Do you use/prefer hooks, straps or nothing at all and why?

I mainly use straps but picked up some hooks the other day and I just can't get on with them.


----------



## daniel.m (Aug 21, 2006)

i use straps on some heavy sets

them hooks look pretty awkward


----------



## gerg (Aug 17, 2008)

chalk


----------



## WRT (May 21, 2009)

Nowt, my skins fvcked.


----------



## bassmonster (Aug 29, 2009)

i used straps now..used hooks once, found it uncomfortable...


----------



## DB (Oct 31, 2003)

never used the hooks, use straps on a few lifts on back day


----------



## ryoken (Jan 8, 2009)

neither, i have a chalk ball and it does me for what i need tbh


----------



## BigDom86 (Jul 27, 2008)

straps. what are hooks?


----------



## NICK_1 (Jan 27, 2009)

chalk mainly.


----------



## GHS (Oct 6, 2008)

Straps for back day, never tried the hooks.


----------



## Themanabolic (Jun 25, 2009)

Straps on back & traps usually, cba with hooks


----------



## piggy (Dec 1, 2009)

straps on back n traps but only if u really can't hold the bar due to the weight of it.i don't use em unless i have to so i strengthen my grip n build forearms


----------



## Hardtimes (Mar 23, 2009)

gerg said:


> chalk


----------



## B-GJOE (May 7, 2009)

Hooks are pants. I used them once, and didn't like them.

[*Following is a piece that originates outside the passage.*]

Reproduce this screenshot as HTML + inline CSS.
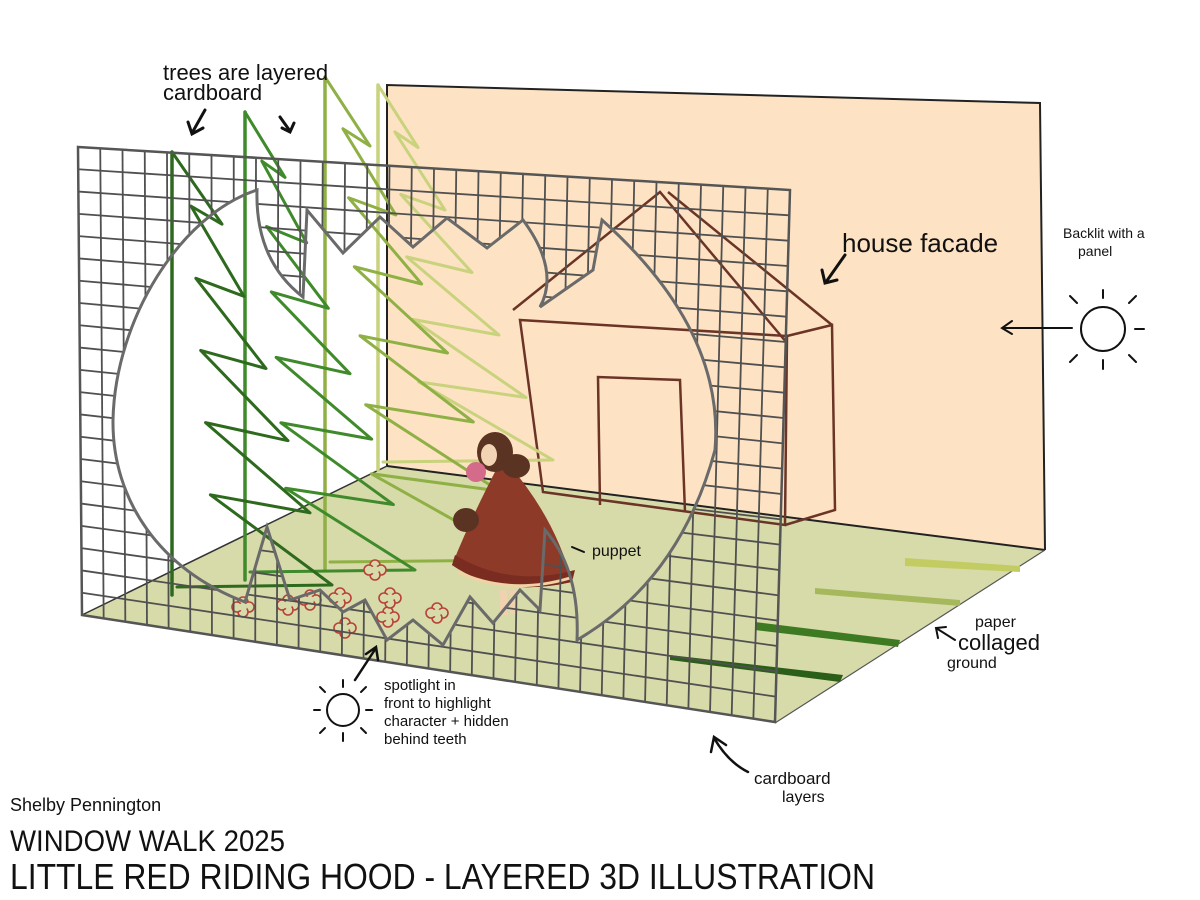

In fact I gave my hooks away last week to a guy who was struggling with his grip on pulldowns.


----------



## Guest (Feb 23, 2010)

DB said:


> never used the hooks, use straps on a few lifts on back day


----------



## Slamdog (Jun 11, 2007)

never tried hooks. use straps on heavy lifts.


----------



## Dezw (May 13, 2009)

Neither.

Used to use straps but training has improved since ditching them.


----------



## Trenzyme (May 4, 2008)

i sue straps if im doing high rep sets of heavy deads anything over 220kg i only mange 6-7 reps before my grip gives up


----------



## -Jack- (Sep 28, 2009)

gloves


----------



## TOBE (Mar 9, 2008)

straps if needed...


----------



## Guest (Feb 24, 2010)

Prefer not to use anything, but if my grips gone then i use straps.


----------



## Guest (Feb 24, 2010)

fvckin hooks. ha. why not get someone else to lift it aswell!!


----------



## Heathrow_Lad (Feb 25, 2010)

Straps. The reason why I use straps is because when im im doing a deadlift/ or back workmy fingers can only hold so much weight, but my back/legs etc and pull alot more. Straps helps me pull my muscles to the max limit, so i dont just give up when my grip fails.

Hope that makes sense.


----------



## adlewar (Oct 14, 2008)

neither........i use grabbers for deadlifting, heavy chins.......... :thumb:


----------



## cecil_sensation (Jan 26, 2009)

straps all the way


----------



## Heineken (Feb 6, 2009)

Chalk 

Straps for pull ups so my forearms don't get drained before DL's.


----------



## Mareth (Dec 13, 2009)

Chalk, every time.

Liquid chalk from myprotein is pretty good as well


----------